New spending predictions may increase Medicare pay
Physicians may be getting a raise from Medicare in 2001.
From the May 2000 ACP-ASIM Observer, copyright © 2000 by the American College of Physicians-American Society of Internal Medicine.
HCFA has revised the estimates it uses to calculate growth in Medicare spending, which directly affect updates to the Medicare fee schedule.
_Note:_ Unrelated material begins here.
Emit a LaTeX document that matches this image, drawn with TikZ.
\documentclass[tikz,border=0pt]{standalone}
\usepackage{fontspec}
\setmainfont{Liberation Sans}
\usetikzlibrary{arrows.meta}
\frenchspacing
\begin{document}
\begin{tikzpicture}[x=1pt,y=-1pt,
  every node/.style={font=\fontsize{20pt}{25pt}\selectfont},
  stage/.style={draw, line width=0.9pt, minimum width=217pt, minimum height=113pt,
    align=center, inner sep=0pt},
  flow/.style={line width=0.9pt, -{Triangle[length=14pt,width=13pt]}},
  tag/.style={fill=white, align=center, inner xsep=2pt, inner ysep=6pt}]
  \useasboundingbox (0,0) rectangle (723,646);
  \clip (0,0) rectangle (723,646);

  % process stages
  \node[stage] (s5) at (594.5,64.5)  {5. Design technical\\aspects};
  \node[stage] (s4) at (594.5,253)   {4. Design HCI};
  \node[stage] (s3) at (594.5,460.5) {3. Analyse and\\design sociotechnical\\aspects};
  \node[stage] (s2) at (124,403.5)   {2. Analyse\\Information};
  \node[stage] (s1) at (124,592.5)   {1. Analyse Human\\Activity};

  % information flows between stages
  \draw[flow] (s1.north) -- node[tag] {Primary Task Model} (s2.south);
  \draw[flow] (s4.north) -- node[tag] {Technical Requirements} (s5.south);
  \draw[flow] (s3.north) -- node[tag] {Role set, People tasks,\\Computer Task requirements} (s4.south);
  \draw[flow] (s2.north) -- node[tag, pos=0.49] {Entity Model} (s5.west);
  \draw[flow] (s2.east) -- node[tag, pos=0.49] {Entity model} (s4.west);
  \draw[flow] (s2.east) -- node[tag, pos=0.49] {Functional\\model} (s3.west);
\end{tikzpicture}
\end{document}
Until recently, HCFA had expected Medicare spending to rise 2.1% in 2000. If actual spending had risen more than that amount, as analysts expected, physician pay would have been hurt in 2001. HCFA now predicts that spending will rise 5.8%, which gives physicians a better chance of seeing an increase next year.
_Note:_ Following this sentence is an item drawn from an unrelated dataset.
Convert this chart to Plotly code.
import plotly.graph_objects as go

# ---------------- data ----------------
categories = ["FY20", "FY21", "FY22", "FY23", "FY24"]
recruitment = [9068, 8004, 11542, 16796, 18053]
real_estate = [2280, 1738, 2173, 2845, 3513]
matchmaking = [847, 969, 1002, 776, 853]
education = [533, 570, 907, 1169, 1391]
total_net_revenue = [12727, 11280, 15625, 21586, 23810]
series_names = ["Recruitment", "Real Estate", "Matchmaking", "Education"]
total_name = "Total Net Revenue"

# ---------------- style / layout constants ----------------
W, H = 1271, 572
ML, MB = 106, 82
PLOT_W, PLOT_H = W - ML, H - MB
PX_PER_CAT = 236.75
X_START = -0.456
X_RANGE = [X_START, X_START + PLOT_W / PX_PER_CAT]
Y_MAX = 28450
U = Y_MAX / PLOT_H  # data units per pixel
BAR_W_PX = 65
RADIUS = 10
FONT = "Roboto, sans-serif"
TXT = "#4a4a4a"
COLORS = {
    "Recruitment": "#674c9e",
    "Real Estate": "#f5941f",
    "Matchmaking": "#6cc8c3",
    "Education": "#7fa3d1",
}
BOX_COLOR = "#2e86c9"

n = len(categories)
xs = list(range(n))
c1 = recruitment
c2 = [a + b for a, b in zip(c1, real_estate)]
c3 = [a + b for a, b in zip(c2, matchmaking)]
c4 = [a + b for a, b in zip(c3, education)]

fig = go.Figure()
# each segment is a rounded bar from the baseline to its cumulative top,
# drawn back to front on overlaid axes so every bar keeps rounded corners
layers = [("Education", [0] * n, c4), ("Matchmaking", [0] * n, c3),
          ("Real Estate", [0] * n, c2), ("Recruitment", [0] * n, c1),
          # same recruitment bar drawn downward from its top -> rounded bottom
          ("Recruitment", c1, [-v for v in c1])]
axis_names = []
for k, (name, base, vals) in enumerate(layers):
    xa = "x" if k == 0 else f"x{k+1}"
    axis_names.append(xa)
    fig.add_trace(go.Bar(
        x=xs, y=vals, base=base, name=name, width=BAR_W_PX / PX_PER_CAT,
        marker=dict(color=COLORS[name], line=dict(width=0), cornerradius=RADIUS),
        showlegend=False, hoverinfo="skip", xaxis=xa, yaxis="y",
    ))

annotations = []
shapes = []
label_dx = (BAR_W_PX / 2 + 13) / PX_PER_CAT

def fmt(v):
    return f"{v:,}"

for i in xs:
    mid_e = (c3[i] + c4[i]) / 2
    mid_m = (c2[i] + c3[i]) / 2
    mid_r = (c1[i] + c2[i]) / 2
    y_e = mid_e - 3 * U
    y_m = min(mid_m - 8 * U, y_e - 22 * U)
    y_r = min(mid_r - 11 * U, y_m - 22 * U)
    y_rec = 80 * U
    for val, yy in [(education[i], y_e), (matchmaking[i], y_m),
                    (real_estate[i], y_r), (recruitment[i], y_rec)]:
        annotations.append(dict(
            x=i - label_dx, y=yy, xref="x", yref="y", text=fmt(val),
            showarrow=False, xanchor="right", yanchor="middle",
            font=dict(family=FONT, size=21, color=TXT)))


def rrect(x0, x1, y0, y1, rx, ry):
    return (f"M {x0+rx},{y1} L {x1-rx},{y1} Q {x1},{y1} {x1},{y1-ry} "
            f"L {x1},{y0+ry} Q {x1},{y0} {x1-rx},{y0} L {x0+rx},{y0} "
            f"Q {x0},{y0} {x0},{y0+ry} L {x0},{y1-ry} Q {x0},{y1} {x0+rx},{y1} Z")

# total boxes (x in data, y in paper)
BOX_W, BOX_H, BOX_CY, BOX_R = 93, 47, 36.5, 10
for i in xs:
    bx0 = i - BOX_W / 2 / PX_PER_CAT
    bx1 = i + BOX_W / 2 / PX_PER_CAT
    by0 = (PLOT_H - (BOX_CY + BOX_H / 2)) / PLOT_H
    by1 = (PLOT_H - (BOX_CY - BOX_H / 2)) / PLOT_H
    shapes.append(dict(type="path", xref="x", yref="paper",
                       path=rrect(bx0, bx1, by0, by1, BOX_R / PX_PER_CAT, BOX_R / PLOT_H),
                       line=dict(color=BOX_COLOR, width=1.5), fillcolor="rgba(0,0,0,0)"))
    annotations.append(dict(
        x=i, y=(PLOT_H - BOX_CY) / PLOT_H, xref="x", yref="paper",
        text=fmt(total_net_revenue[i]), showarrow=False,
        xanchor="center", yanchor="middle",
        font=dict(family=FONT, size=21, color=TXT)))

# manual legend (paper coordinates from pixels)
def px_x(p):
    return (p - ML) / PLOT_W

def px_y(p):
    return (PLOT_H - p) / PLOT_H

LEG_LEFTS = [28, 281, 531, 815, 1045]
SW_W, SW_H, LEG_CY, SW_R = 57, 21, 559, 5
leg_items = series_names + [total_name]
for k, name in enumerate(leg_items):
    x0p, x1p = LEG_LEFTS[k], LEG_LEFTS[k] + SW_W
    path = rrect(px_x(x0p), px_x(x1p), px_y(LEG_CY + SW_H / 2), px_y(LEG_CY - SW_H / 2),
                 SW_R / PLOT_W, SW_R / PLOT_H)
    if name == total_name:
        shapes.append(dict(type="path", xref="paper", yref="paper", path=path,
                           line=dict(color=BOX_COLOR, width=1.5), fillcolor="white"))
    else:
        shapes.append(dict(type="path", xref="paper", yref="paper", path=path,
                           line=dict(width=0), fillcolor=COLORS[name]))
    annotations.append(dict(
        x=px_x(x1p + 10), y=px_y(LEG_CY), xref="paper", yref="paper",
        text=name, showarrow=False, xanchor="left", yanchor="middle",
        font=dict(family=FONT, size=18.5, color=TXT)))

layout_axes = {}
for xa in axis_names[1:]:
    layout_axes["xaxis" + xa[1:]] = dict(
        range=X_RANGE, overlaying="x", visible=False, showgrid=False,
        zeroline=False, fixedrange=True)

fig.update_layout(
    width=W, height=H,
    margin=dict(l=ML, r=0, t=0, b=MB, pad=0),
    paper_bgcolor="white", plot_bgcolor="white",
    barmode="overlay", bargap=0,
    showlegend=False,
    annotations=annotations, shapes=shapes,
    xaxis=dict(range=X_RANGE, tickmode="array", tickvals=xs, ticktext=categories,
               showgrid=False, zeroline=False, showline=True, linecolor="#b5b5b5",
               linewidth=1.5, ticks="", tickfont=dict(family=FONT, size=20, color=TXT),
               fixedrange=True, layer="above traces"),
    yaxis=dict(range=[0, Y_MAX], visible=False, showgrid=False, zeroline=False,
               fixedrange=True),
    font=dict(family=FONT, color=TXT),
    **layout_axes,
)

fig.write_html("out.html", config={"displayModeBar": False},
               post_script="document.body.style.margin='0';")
In revising its projections for 2000, HCFA acknowledged that it had miscalculated several factors, including the costs of new preventive services and changes in managed care enrollment.
The College and other medical groups have long argued that HCFA's methods to predict Medicare spending, which are used to create the sustainable growth rate, routinely underestimate spending increases and unfairly hurt physician pay.
While physician groups view HCFA's decision to revise this year's projections as a victory, they say that physicians were underpaid in 1998 and 1999 because the agency used flawed projections. ACP-ASIM is party to a lawsuit filed by several medical groups to recoup more than $3 billion in fees that they believe physicians should have been paid.